**EXERCISE DIRECTIONS**
Retype, please, the listing from its opening line through the line that contains "arc[start angle=180, end", both included, without the pictures.

**DATA EXCERPTS**

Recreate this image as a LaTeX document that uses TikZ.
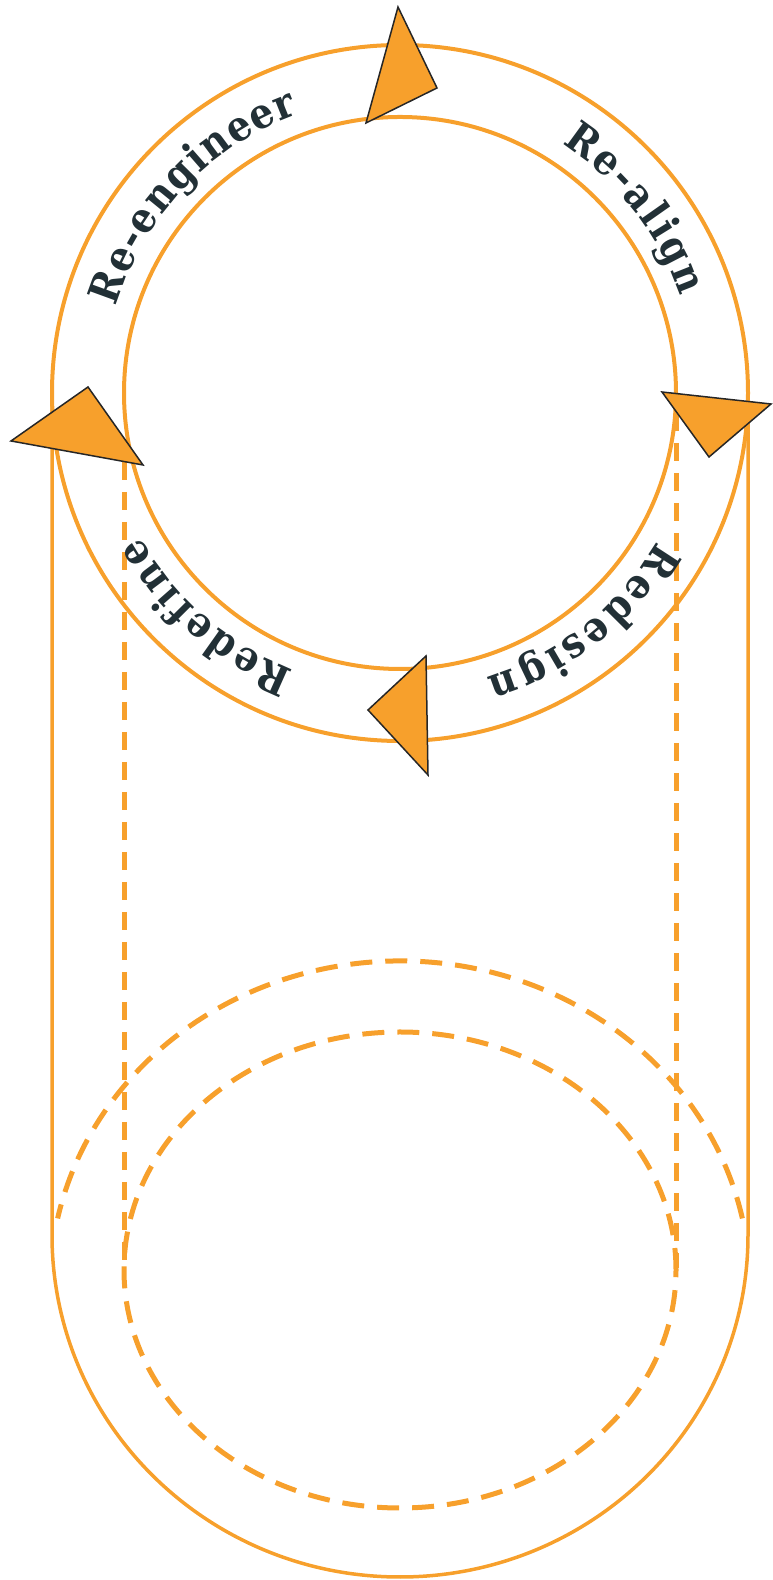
\documentclass[tikz,border=0pt]{standalone}
\usepackage{fontspec}
\newfontfamily\ringfont{DejaVu Serif Condensed}
\usetikzlibrary{decorations.text}
\definecolor{ringorange}{RGB}{247,160,44}
\definecolor{labelink}{RGB}{34,48,54}

\begin{document}
\begin{tikzpicture}[x=1pt, y=1pt,
  ringline/.style={draw=ringorange, line width=4pt},
  bodyline/.style={draw=ringorange, line width=3.5pt},
  dashline/.style={draw=ringorange, line width=5pt, dash pattern=on 22pt off 13pt},
  arrowhead/.style={fill=ringorange, draw=black!85, line width=1.5pt, line join=miter}]
  \useasboundingbox (0,0) rectangle (773,1580);

  % ring at the top
  \coordinate (ring) at (400,1187);
  \draw[ringline] (ring) circle[radius=348];
  \draw[ringline] (ring) circle[radius=276];

  % body below the ring
  \coordinate (lefttop) at (52,1187);
  \coordinate (leftbend) at (52,345);
  \coordinate (righttop) at (748,1187);
  \draw[bodyline] (lefttop) -- (leftbend)
    arc[start angle=180, end angle=360, x radius=348, y radius=342] -- (righttop);

  % hidden edges
  \coordinate (dashleft) at (124,1118);
  \coordinate (dashleftend) at (124,312);
  \coordinate (dashright) at (676,1167);
  \coordinate (dashrightend) at (676,312);
  \draw[dashline, dash pattern=on 18pt off 12pt] (dashleft) -- (dashleftend);
  \draw[dashline, dash pattern=on 18pt off 12pt] (dashright) -- (dashrightend);
  \coordinate (baseout) at (400,294);
  \coordinate (basein) at (400,310);
  \draw[dashline] (baseout) ++(12:350 and 325) arc[start angle=12, end angle=168, x radius=350, y radius=325];
  \draw[dashline] (basein) ellipse[x radius=276, y radius=238];

  % arrow heads on the ring
  \coordinate (topA) at (398,1573);
  \coordinate (topB) at (437,1492);
  \coordinate (topC) at (366,1457);
  \filldraw[arrowhead] (topA) -- (topB) -- (topC) -- cycle;
  \coordinate (rightA) at (662,1188);
  \coordinate (rightB) at (771,1176);
  \coordinate (rightC) at (709,1123);
  \filldraw[arrowhead] (rightA) -- (rightB) -- (rightC) -- cycle;
  \coordinate (bottomA) at (426,924);
  \coordinate (bottomB) at (428,805);
  \coordinate (bottomC) at (368,870);
  \filldraw[arrowhead] (bottomA) -- (bottomB) -- (bottomC) -- cycle;
  \coordinate (leftA) at (88,1193);
  \coordinate (leftB) at (143,1115);
  \coordinate (leftC) at (11,1139);
  \filldraw[arrowhead] (leftA) -- (leftB) -- (leftC) -- cycle;

  % labels along the ring
  \path[decorate, decoration={text along path, text color=labelink, text align=fit to path,
      text={|\ringfont\bfseries\fontsize{42}{44}\selectfont|Re-engineer}}]
    (ring) ++(163:297) arc[start angle=163, end angle=110, radius=297];
  \path[decorate, decoration={text along path, text color=labelink, text align=fit to path,
      text={|\ringfont\bfseries\fontsize{42}{44}\selectfont|Re-align}}]
    (ring) ++(57:297) arc[start angle=57, end angle=19, radius=297];
  \path[decorate, decoration={text along path, text color=labelink, text align=fit to path,
      text={|\ringfont\bfseries\fontsize{42}{44}\selectfont|Redesign}}]
    (ring) ++(-30:297) arc[start angle=-30, end angle=-73, radius=297];
  \path[decorate, decoration={text along path, text color=labelink, text align=fit to path,
      text={|\ringfont\bfseries\fontsize{42}{44}\selectfont|Redefine}}]
    (ring) ++(-111:297) arc[start angle=-111, end angle=-151, radius=297];
\end{tikzpicture}
\end{document}
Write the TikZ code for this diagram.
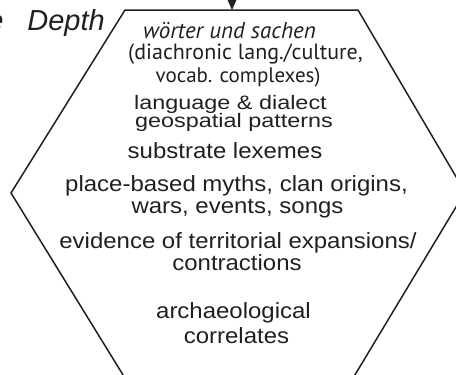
\documentclass[tikz,border=0pt]{standalone}
\usepackage{fontspec}
\setmainfont{Liberation Sans}
\newfontfamily\helvA[FakeStretch=1.09]{Liberation Sans}
\newfontfamily\helvB[FakeStretch=1.2]{Liberation Sans}
\newfontfamily\myr{PT Sans}
\usetikzlibrary{arrows.meta}
\definecolor{ink}{RGB}{35,31,32}
\begin{document}
\begin{tikzpicture}[x=1pt,y=-1pt,
  edge/.style={draw=ink,line width=1.5pt,line join=miter},
  lowtxt/.style={text=ink,inner sep=0pt,anchor=base,font=\helvA\fontsize{22}{22}\selectfont},
  midtxt/.style={text=ink,inner sep=0pt,anchor=base,font=\helvB\fontsize{19.5}{19.5}\selectfont},
  myrtxt/.style={text=ink,inner sep=0pt,anchor=base,font=\myr\fontsize{21}{21}\selectfont},
  ttl/.style={text=ink,inner sep=0pt,anchor=base east,font=\itshape\fontsize{29}{29}\selectfont}]
\useasboundingbox (0,0) rectangle (456,375);
% hexagon
\coordinate (tl) at (125,10);
\coordinate (tr) at (358,10);
\coordinate (rr) at (465,192);
\coordinate (br) at (354,376.5);
\coordinate (bl) at (124,376.5);
\coordinate (ll) at (11,193);
\draw[edge] (tl) -- (tr) -- (rr) -- (br) -- (bl) -- (ll) -- cycle;
% arrow
\coordinate (arrtop) at (232,-30);
\coordinate (arrtip) at (232,10);
\draw[draw=ink,line width=1.2pt,-{Triangle[length=10pt,width=8.5pt]}] (arrtop) -- (arrtip);
% title
\node[ttl] (title) at (105,30) {Time\hspace{16pt} Depth};
% texts
\node[myrtxt,font=\myr\itshape\fontsize{23}{23}\selectfont] (t1) at (229.5,38) {wörter und sachen};
\node[myrtxt,font=\myr\fontsize{22}{22}\selectfont] (t2) at (245.5,59) {(diachronic lang./culture,};
\node[myrtxt] (t3) at (238,82) {vocab. complexes)};
\node[midtxt] (t4) at (230.5,109) {language \& dialect};
\node[midtxt] (t5) at (234,127) {geospatial patterns};
\node[lowtxt] (t6) at (225,158) {substrate lexemes};
\node[lowtxt] (t7) at (236.5,191) {place-based myths, clan origins,};
\node[lowtxt] (t8) at (237.5,213) {wars, events, songs};
\node[lowtxt] (t9) at (238,248) {evidence of territorial expansions/};
\node[lowtxt] (t10) at (237,270) {contractions};
\node[lowtxt] (t11) at (233.5,318) {archaeological};
\node[lowtxt] (t12) at (236.5,343) {correlates};
\end{tikzpicture}
\end{document}
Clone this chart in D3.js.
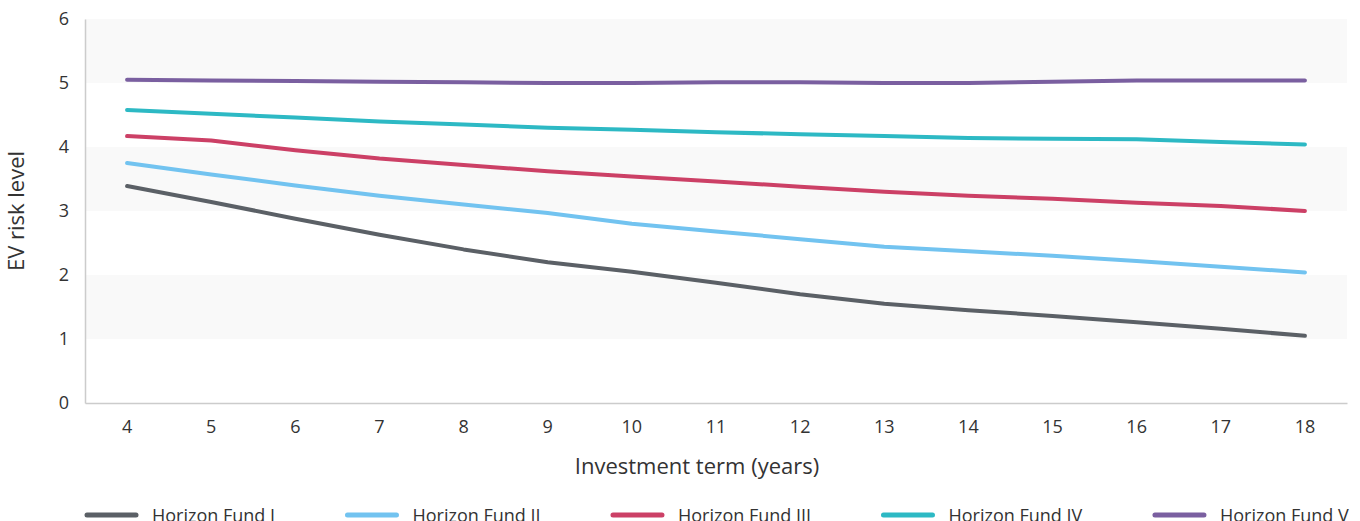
<!DOCTYPE html>
<html>
<head>
<meta charset="utf-8">
<script src="https://cdn.jsdelivr.net/npm/d3@7"></script>
<style>
  body { margin: 0; background: #fff; }
  svg { display: block; font-family: "Open Sans", sans-serif; }
</style>
</head>
<body>
<div id="chart"></div>
<script>
// Chart data
var years = [4, 5, 6, 7, 8, 9, 10, 11, 12, 13, 14, 15, 16, 17, 18];
var yTicks = [0, 1, 2, 3, 4, 5, 6];
var seriesNames = ['Horizon Fund I', 'Horizon Fund II', 'Horizon Fund III', 'Horizon Fund IV', 'Horizon Fund V'];
var fund1 = [3.39, 3.14, 2.88, 2.63, 2.40, 2.20, 2.05, 1.88, 1.70, 1.55, 1.45, 1.36, 1.26, 1.16, 1.05];
var fund2 = [3.75, 3.57, 3.40, 3.24, 3.10, 2.97, 2.80, 2.68, 2.56, 2.44, 2.37, 2.30, 2.22, 2.13, 2.04];
var fund3 = [4.17, 4.10, 3.95, 3.82, 3.72, 3.62, 3.54, 3.46, 3.38, 3.30, 3.24, 3.19, 3.13, 3.08, 3.00];
var fund4 = [4.58, 4.52, 4.46, 4.40, 4.35, 4.30, 4.27, 4.23, 4.20, 4.17, 4.14, 4.13, 4.12, 4.08, 4.04];
var fund5 = [5.05, 5.04, 5.03, 5.02, 5.01, 5.00, 5.00, 5.01, 5.01, 5.00, 5.00, 5.02, 5.04, 5.04, 5.04];
var colors = ['#5b6066', '#72c3f0', '#cc4066', '#2db9c4', '#7a5fa0'];

var width = 1360, height = 521;
var margin = {top: 19, right: 13, bottom: 118, left: 85};
var innerW = width - margin.left - margin.right;
var innerH = height - margin.top - margin.bottom;

var svg = d3.select('#chart')
  .append('svg')
    .attr('width', width)
    .attr('height', height);

var g = svg.append('g')
  .attr('transform', 'translate(' + margin.left + ',' + margin.top + ')');

var x = d3.scaleBand()
  .domain(years)
  .range([0, innerW]);
var y = d3.scaleLinear()
  .domain([0, 6])
  .range([innerH, 0]);

// Alternating bands
g.selectAll('.band')
  .data([1, 3, 5])
  .enter()
  .append('rect')
    .attr('x', 0)
    .attr('width', innerW)
    .attr('y', function(d) { return y(d + 1); })
    .attr('height', function(d) { return y(d) - y(d + 1); })
    .attr('fill', '#f9f9f9');

// Axes
var xAxis = g.append('g')
  .attr('transform', 'translate(0,' + innerH + ')')
  .call(d3.axisBottom(x).tickSize(0).tickPadding(17));
xAxis.select('.domain').attr('stroke', '#cccccc').attr('stroke-width', 1.5);
xAxis.selectAll('text').attr('font-size', 18).attr('fill', '#333').attr('font-family', '"Open Sans", sans-serif');

var yAxis = g.append('g')
  .call(d3.axisLeft(y).tickValues(yTicks).tickFormat(d3.format('d')).tickSize(0).tickPadding(16));
yAxis.select('.domain').attr('stroke', '#cccccc').attr('stroke-width', 1.5);
yAxis.selectAll('text').attr('font-size', 18).attr('fill', '#333').attr('font-family', '"Open Sans", sans-serif');

// Axis titles
svg.append('text')
  .attr('x', 697)
  .attr('y', 474)
  .attr('text-anchor', 'middle')
  .attr('font-size', 22)
  .attr('fill', '#333')
  .text('Investment term (years)');

svg.append('text')
  .attr('transform', 'translate(24,' + (margin.top + innerH / 2) + ') rotate(-90)')
  .attr('text-anchor', 'middle')
  .attr('font-size', 22)
  .attr('fill', '#333')
  .text('EV risk level');

// Lines
var allSeries = [fund1, fund2, fund3, fund4, fund5];
var line = d3.line()
  .x(function(d, i) { return x(years[i]) + x.bandwidth() / 2; })
  .y(function(d) { return y(d); });

g.selectAll('.series')
  .data(allSeries)
  .enter()
  .append('path')
    .attr('fill', 'none')
    .attr('stroke', function(d, i) { return colors[i]; })
    .attr('stroke-width', 4)
    .attr('stroke-linecap', 'round')
    .attr('stroke-linejoin', 'round')
    .attr('d', line);

// Legend
var legend = svg.append('g');
var items = legend.selectAll('.item')
  .data(seriesNames)
  .enter()
  .append('g');
items.append('line')
  .attr('x1', 2).attr('x2', 51)
  .attr('y1', 0).attr('y2', 0)
  .attr('stroke', function(d, i) { return colors[i]; })
  .attr('stroke-width', 5)
  .attr('stroke-linecap', 'round');
items.append('text')
  .attr('x', 67)
  .attr('y', 7)
  .attr('font-size', 18)
  .attr('fill', '#333')
  .text(function(d) { return d; });

// spread the items over the plot width
var widths = [];
items.each(function() { widths.push(this.getBBox().width); });
var total = d3.sum(widths);
var gap = (innerW - total) / (seriesNames.length - 1);
var pos = margin.left;
items.attr('transform', function(d, i) {
  var t = 'translate(' + pos + ',515)';
  pos += widths[i] + gap;
  return t;
});
</script>
</body>
</html>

**RESULT FOR THIS TASK**
Recreate this image as a LaTeX document that uses TikZ.
\documentclass[tikz,border=0pt]{standalone}
\usepackage{fontspec}
\newfontfamily\ringfont{DejaVu Serif Condensed}
\usetikzlibrary{decorations.text}
\definecolor{ringorange}{RGB}{247,160,44}
\definecolor{labelink}{RGB}{34,48,54}

\begin{document}
\begin{tikzpicture}[x=1pt, y=1pt,
  ringline/.style={draw=ringorange, line width=4pt},
  bodyline/.style={draw=ringorange, line width=3.5pt},
  dashline/.style={draw=ringorange, line width=5pt, dash pattern=on 22pt off 13pt},
  arrowhead/.style={fill=ringorange, draw=black!85, line width=1.5pt, line join=miter}]
  \useasboundingbox (0,0) rectangle (773,1580);

  % ring at the top
  \coordinate (ring) at (400,1187);
  \draw[ringline] (ring) circle[radius=348];
  \draw[ringline] (ring) circle[radius=276];

  % body below the ring
  \coordinate (lefttop) at (52,1187);
  \coordinate (leftbend) at (52,345);
  \coordinate (righttop) at (748,1187);
  \draw[bodyline] (lefttop) -- (leftbend)
    arc[start angle=180, end angle=360, x radius=348, y radius=342] -- (righttop);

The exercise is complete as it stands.